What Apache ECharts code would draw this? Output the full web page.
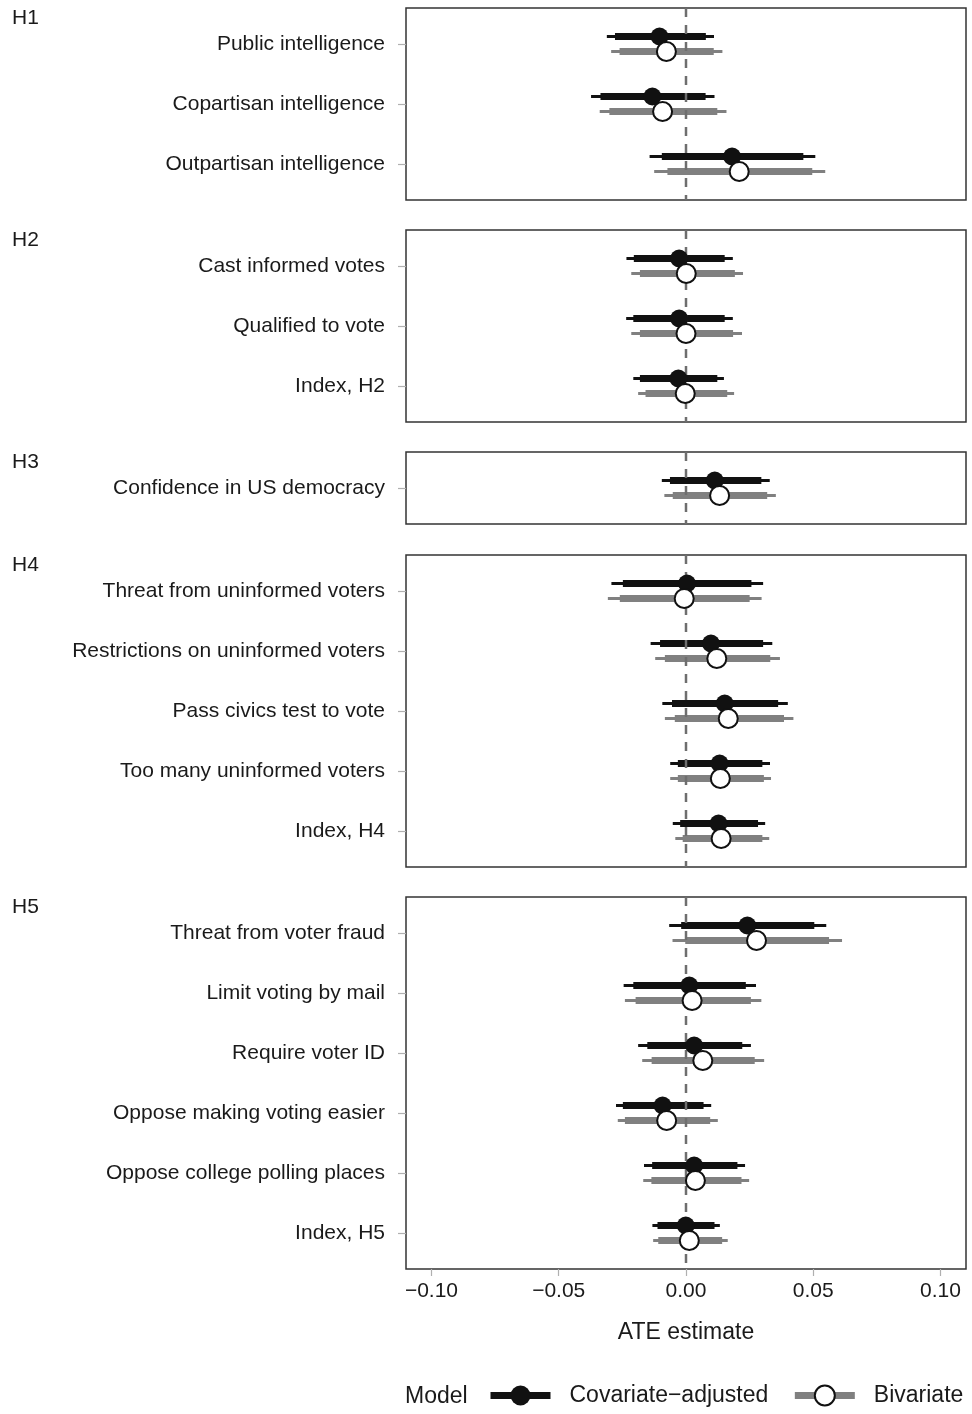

==

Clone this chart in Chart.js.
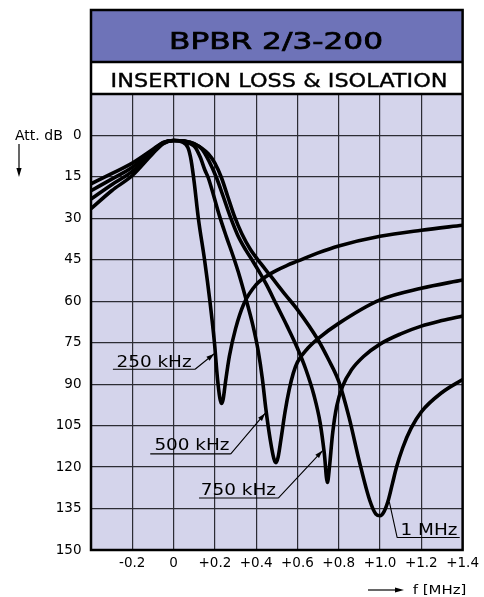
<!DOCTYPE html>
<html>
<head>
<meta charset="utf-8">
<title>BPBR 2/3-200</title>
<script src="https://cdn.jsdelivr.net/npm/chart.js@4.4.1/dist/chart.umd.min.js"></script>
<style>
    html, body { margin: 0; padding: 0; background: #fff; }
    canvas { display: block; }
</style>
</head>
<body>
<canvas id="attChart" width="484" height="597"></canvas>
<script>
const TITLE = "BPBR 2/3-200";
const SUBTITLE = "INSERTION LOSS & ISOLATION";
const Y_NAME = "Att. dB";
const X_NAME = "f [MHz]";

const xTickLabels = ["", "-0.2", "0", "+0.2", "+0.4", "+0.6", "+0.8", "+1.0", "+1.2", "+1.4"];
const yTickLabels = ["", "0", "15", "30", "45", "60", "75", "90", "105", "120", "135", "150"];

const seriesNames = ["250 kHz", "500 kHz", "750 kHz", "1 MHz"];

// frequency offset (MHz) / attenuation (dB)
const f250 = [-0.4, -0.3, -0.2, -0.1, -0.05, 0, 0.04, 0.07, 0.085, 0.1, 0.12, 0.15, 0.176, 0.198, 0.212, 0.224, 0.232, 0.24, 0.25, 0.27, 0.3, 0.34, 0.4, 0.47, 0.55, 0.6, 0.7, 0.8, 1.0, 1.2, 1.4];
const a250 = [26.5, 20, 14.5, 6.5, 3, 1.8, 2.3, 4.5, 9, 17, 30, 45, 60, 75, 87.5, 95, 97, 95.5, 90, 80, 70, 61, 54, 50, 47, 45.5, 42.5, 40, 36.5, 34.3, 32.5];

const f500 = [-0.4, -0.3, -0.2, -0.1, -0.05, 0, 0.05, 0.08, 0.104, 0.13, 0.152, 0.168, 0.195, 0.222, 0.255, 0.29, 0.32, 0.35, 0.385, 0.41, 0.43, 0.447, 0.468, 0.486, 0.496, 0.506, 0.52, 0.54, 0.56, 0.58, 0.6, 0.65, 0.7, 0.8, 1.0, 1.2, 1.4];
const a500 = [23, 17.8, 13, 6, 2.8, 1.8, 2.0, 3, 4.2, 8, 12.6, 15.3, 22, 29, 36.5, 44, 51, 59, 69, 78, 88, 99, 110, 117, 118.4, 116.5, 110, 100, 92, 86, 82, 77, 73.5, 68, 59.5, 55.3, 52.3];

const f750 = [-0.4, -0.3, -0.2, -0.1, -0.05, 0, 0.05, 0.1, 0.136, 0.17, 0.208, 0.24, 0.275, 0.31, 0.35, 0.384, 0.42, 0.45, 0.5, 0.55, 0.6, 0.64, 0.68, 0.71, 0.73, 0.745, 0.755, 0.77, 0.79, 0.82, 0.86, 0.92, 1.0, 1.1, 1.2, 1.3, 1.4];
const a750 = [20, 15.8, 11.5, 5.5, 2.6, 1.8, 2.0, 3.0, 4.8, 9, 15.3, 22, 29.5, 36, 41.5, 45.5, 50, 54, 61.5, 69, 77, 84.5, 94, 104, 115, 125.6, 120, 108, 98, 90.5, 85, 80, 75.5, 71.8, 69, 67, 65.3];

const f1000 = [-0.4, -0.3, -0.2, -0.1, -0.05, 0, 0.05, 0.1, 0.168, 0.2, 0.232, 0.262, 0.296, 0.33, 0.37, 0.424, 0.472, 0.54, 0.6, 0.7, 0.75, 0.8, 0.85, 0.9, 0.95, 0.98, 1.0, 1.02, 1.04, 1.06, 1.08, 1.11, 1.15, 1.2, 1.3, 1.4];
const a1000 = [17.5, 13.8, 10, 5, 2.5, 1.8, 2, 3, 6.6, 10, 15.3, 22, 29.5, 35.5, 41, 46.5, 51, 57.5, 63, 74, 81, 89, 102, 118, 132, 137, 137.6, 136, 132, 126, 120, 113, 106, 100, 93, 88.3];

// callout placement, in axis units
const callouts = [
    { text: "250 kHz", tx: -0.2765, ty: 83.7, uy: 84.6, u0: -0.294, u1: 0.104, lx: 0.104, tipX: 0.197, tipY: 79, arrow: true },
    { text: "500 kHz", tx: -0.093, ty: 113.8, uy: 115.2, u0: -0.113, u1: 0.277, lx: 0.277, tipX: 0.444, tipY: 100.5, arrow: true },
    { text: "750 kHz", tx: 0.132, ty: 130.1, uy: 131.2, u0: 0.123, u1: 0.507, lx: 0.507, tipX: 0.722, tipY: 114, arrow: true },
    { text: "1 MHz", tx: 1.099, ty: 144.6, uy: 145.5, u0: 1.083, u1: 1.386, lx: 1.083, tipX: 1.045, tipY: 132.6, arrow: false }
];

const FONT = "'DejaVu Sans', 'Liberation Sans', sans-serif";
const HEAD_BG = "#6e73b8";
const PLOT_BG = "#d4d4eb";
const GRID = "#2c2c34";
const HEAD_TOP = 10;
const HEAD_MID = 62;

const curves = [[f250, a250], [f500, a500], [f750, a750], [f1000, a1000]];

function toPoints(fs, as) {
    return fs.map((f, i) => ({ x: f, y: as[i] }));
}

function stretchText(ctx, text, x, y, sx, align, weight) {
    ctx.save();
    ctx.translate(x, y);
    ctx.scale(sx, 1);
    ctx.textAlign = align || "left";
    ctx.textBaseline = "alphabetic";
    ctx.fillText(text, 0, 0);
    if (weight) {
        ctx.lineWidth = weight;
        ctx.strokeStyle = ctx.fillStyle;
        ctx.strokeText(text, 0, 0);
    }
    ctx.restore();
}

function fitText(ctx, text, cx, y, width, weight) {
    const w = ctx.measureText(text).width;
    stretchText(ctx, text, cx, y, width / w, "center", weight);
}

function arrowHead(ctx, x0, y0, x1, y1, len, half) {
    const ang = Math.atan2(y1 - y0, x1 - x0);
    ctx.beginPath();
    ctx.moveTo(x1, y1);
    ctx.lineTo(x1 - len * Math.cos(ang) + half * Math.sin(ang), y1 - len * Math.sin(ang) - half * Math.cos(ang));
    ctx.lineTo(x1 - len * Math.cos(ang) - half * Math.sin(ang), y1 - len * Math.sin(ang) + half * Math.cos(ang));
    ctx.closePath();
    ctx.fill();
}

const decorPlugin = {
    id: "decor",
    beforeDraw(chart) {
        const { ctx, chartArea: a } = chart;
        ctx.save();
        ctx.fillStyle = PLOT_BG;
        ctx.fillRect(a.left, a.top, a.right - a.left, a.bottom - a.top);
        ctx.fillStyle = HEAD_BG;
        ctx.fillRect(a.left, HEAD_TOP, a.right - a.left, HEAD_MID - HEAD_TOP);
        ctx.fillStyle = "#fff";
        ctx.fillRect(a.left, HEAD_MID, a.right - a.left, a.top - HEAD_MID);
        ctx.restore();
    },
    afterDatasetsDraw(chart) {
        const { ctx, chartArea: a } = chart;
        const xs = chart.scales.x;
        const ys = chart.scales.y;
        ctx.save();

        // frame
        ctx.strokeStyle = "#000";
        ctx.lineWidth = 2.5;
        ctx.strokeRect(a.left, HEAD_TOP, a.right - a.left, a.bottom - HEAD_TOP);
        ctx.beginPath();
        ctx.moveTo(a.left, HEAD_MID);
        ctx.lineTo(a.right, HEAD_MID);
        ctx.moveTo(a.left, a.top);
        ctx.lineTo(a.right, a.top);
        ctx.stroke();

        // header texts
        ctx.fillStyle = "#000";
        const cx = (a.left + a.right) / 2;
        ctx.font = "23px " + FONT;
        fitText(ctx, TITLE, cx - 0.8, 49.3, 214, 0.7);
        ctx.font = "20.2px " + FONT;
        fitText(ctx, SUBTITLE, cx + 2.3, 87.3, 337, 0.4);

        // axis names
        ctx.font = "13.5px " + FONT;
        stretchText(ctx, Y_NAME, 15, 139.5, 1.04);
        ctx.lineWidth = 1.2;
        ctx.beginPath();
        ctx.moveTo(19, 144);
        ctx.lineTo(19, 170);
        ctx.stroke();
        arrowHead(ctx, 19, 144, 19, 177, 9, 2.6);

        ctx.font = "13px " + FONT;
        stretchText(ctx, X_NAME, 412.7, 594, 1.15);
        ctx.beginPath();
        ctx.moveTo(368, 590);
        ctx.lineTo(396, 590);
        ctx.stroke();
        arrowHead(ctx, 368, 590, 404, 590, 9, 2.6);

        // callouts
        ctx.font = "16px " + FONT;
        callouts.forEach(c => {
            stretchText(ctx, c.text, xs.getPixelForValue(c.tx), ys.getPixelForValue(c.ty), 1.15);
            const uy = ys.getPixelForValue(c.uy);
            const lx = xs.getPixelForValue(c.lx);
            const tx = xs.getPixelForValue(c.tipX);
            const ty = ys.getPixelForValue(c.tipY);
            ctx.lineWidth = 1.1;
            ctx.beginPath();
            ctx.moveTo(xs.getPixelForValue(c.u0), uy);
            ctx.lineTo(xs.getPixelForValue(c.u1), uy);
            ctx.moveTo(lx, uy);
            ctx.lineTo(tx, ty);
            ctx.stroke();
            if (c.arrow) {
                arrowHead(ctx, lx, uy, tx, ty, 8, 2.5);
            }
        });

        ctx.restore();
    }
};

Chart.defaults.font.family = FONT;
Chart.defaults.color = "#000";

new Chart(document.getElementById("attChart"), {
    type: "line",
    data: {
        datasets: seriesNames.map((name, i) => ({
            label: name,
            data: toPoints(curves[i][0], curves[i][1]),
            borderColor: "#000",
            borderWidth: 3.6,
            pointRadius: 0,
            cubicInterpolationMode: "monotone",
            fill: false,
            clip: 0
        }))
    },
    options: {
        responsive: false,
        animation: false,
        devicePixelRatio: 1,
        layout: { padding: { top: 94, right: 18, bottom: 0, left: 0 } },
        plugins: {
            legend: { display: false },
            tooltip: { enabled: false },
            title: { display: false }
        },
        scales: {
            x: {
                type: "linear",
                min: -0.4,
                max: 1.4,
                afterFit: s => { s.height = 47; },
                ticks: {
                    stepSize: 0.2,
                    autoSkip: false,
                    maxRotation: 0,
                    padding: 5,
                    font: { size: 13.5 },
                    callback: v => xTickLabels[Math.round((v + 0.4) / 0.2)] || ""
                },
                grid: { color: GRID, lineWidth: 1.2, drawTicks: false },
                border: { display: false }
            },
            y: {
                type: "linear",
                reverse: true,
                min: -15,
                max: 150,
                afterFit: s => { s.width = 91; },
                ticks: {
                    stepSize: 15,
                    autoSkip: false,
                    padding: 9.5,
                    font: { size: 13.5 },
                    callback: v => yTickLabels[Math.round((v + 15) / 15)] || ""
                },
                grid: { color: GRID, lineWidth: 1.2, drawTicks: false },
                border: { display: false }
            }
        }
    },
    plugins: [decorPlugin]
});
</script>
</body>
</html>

• **TASK DETAILS**: Out of the records above, set down only the lines from the one that contains "Clone this chart in Chart.js." through the one that contains "36.5, 34.3, 32.5];", unchanged and without the pictures.

• **ANSWER TO THE TASK**:
Clone this chart in Chart.js.
<!DOCTYPE html>
<html>
<head>
<meta charset="utf-8">
<title>BPBR 2/3-200</title>
<script src="https://cdn.jsdelivr.net/npm/chart.js@4.4.1/dist/chart.umd.min.js"></script>
<style>
    html, body { margin: 0; padding: 0; background: #fff; }
    canvas { display: block; }
</style>
</head>
<body>
<canvas id="attChart" width="484" height="597"></canvas>
<script>
const TITLE = "BPBR 2/3-200";
const SUBTITLE = "INSERTION LOSS & ISOLATION";
const Y_NAME = "Att. dB";
const X_NAME = "f [MHz]";

const xTickLabels = ["", "-0.2", "0", "+0.2", "+0.4", "+0.6", "+0.8", "+1.0", "+1.2", "+1.4"];
const yTickLabels = ["", "0", "15", "30", "45", "60", "75", "90", "105", "120", "135", "150"];

const seriesNames = ["250 kHz", "500 kHz", "750 kHz", "1 MHz"];

// frequency offset (MHz) / attenuation (dB)
const f250 = [-0.4, -0.3, -0.2, -0.1, -0.05, 0, 0.04, 0.07, 0.085, 0.1, 0.12, 0.15, 0.176, 0.198, 0.212, 0.224, 0.232, 0.24, 0.25, 0.27, 0.3, 0.34, 0.4, 0.47, 0.55, 0.6, 0.7, 0.8, 1.0, 1.2, 1.4];
const a250 = [26.5, 20, 14.5, 6.5, 3, 1.8, 2.3, 4.5, 9, 17, 30, 45, 60, 75, 87.5, 95, 97, 95.5, 90, 80, 70, 61, 54, 50, 47, 45.5, 42.5, 40, 36.5, 34.3, 32.5];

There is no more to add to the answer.